» Work to do: Without altering anything, output the material below.
━━━━━ Supplied data
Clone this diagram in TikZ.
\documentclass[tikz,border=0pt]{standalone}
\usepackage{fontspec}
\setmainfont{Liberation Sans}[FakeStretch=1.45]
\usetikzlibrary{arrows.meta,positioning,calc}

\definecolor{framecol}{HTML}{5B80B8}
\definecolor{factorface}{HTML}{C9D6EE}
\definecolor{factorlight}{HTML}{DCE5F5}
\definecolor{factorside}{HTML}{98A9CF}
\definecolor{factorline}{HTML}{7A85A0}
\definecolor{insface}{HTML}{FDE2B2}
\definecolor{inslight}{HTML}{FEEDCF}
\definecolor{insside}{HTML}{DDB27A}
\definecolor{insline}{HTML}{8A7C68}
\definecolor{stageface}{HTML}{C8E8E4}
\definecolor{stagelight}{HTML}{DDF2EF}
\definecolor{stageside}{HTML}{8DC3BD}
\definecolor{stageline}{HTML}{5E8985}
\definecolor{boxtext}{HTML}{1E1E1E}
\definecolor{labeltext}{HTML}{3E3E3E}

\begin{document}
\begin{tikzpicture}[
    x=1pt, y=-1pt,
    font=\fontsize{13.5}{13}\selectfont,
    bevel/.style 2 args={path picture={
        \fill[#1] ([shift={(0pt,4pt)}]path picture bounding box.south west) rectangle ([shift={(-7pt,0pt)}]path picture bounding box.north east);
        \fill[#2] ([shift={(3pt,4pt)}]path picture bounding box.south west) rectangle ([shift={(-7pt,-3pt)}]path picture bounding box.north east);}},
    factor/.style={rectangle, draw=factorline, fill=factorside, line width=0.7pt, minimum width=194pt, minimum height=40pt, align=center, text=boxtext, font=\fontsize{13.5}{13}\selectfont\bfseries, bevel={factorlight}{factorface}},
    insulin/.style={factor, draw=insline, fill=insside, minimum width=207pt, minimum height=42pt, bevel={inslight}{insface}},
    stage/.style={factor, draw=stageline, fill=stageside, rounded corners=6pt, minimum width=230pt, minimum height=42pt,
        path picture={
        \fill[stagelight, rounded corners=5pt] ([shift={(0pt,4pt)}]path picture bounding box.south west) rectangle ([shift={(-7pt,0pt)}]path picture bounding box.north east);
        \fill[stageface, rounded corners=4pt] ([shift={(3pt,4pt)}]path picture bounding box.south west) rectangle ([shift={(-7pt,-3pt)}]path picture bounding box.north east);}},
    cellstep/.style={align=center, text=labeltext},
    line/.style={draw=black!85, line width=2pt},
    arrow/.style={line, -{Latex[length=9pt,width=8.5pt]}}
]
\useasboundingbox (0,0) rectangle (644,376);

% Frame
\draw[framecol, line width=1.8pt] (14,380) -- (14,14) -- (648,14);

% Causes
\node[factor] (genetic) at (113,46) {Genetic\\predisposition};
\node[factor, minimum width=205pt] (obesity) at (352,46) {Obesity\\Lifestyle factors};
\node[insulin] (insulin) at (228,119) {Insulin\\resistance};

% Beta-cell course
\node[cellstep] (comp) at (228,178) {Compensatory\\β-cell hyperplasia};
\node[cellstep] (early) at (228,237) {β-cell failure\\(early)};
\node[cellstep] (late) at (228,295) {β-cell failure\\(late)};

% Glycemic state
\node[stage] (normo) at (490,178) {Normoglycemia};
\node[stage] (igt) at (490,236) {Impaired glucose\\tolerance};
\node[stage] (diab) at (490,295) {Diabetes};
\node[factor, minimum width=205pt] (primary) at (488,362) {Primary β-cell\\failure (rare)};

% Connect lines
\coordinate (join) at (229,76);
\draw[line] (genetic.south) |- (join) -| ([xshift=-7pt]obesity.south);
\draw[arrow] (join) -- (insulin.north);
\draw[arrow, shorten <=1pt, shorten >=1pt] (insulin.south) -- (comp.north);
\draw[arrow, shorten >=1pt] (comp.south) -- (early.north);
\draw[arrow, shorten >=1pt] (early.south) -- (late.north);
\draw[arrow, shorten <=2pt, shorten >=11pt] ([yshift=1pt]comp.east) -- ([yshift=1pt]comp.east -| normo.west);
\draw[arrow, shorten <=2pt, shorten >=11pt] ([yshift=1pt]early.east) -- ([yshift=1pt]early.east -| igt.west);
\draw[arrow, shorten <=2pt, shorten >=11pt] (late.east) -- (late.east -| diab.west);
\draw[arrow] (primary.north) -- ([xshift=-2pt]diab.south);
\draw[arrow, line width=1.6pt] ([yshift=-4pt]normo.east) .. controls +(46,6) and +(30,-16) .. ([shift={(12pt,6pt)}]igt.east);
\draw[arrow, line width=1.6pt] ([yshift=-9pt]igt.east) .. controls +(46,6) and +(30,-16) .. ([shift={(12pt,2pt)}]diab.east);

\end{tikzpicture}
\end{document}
━━━━━━━━━━
» Solved problem:
Clone this diagram in TikZ.
\documentclass[tikz,border=0pt]{standalone}
\usepackage{fontspec}
\setmainfont{Liberation Sans}[FakeStretch=1.45]
\usetikzlibrary{arrows.meta,positioning,calc}

\definecolor{framecol}{HTML}{5B80B8}
\definecolor{factorface}{HTML}{C9D6EE}
\definecolor{factorlight}{HTML}{DCE5F5}
\definecolor{factorside}{HTML}{98A9CF}
\definecolor{factorline}{HTML}{7A85A0}
\definecolor{insface}{HTML}{FDE2B2}
\definecolor{inslight}{HTML}{FEEDCF}
\definecolor{insside}{HTML}{DDB27A}
\definecolor{insline}{HTML}{8A7C68}
\definecolor{stageface}{HTML}{C8E8E4}
\definecolor{stagelight}{HTML}{DDF2EF}
\definecolor{stageside}{HTML}{8DC3BD}
\definecolor{stageline}{HTML}{5E8985}
\definecolor{boxtext}{HTML}{1E1E1E}
\definecolor{labeltext}{HTML}{3E3E3E}

\begin{document}
\begin{tikzpicture}[
    x=1pt, y=-1pt,
    font=\fontsize{13.5}{13}\selectfont,
    bevel/.style 2 args={path picture={
        \fill[#1] ([shift={(0pt,4pt)}]path picture bounding box.south west) rectangle ([shift={(-7pt,0pt)}]path picture bounding box.north east);
        \fill[#2] ([shift={(3pt,4pt)}]path picture bounding box.south west) rectangle ([shift={(-7pt,-3pt)}]path picture bounding box.north east);}},
    factor/.style={rectangle, draw=factorline, fill=factorside, line width=0.7pt, minimum width=194pt, minimum height=40pt, align=center, text=boxtext, font=\fontsize{13.5}{13}\selectfont\bfseries, bevel={factorlight}{factorface}},
    insulin/.style={factor, draw=insline, fill=insside, minimum width=207pt, minimum height=42pt, bevel={inslight}{insface}},
    stage/.style={factor, draw=stageline, fill=stageside, rounded corners=6pt, minimum width=230pt, minimum height=42pt,
        path picture={
        \fill[stagelight, rounded corners=5pt] ([shift={(0pt,4pt)}]path picture bounding box.south west) rectangle ([shift={(-7pt,0pt)}]path picture bounding box.north east);
        \fill[stageface, rounded corners=4pt] ([shift={(3pt,4pt)}]path picture bounding box.south west) rectangle ([shift={(-7pt,-3pt)}]path picture bounding box.north east);}},
    cellstep/.style={align=center, text=labeltext},
    line/.style={draw=black!85, line width=2pt},
    arrow/.style={line, -{Latex[length=9pt,width=8.5pt]}}
]
\useasboundingbox (0,0) rectangle (644,376);

% Frame
\draw[framecol, line width=1.8pt] (14,380) -- (14,14) -- (648,14);

% Causes
\node[factor] (genetic) at (113,46) {Genetic\\predisposition};
\node[factor, minimum width=205pt] (obesity) at (352,46) {Obesity\\Lifestyle factors};
\node[insulin] (insulin) at (228,119) {Insulin\\resistance};

% Beta-cell course
\node[cellstep] (comp) at (228,178) {Compensatory\\β-cell hyperplasia};
\node[cellstep] (early) at (228,237) {β-cell failure\\(early)};
\node[cellstep] (late) at (228,295) {β-cell failure\\(late)};

% Glycemic state
\node[stage] (normo) at (490,178) {Normoglycemia};
\node[stage] (igt) at (490,236) {Impaired glucose\\tolerance};
\node[stage] (diab) at (490,295) {Diabetes};
\node[factor, minimum width=205pt] (primary) at (488,362) {Primary β-cell\\failure (rare)};

% Connect lines
\coordinate (join) at (229,76);
\draw[line] (genetic.south) |- (join) -| ([xshift=-7pt]obesity.south);
\draw[arrow] (join) -- (insulin.north);
\draw[arrow, shorten <=1pt, shorten >=1pt] (insulin.south) -- (comp.north);
\draw[arrow, shorten >=1pt] (comp.south) -- (early.north);
\draw[arrow, shorten >=1pt] (early.south) -- (late.north);
\draw[arrow, shorten <=2pt, shorten >=11pt] ([yshift=1pt]comp.east) -- ([yshift=1pt]comp.east -| normo.west);
\draw[arrow, shorten <=2pt, shorten >=11pt] ([yshift=1pt]early.east) -- ([yshift=1pt]early.east -| igt.west);
\draw[arrow, shorten <=2pt, shorten >=11pt] (late.east) -- (late.east -| diab.west);
\draw[arrow] (primary.north) -- ([xshift=-2pt]diab.south);
\draw[arrow, line width=1.6pt] ([yshift=-4pt]normo.east) .. controls +(46,6) and +(30,-16) .. ([shift={(12pt,6pt)}]igt.east);
\draw[arrow, line width=1.6pt] ([yshift=-9pt]igt.east) .. controls +(46,6) and +(30,-16) .. ([shift={(12pt,2pt)}]diab.east);

\end{tikzpicture}
\end{document}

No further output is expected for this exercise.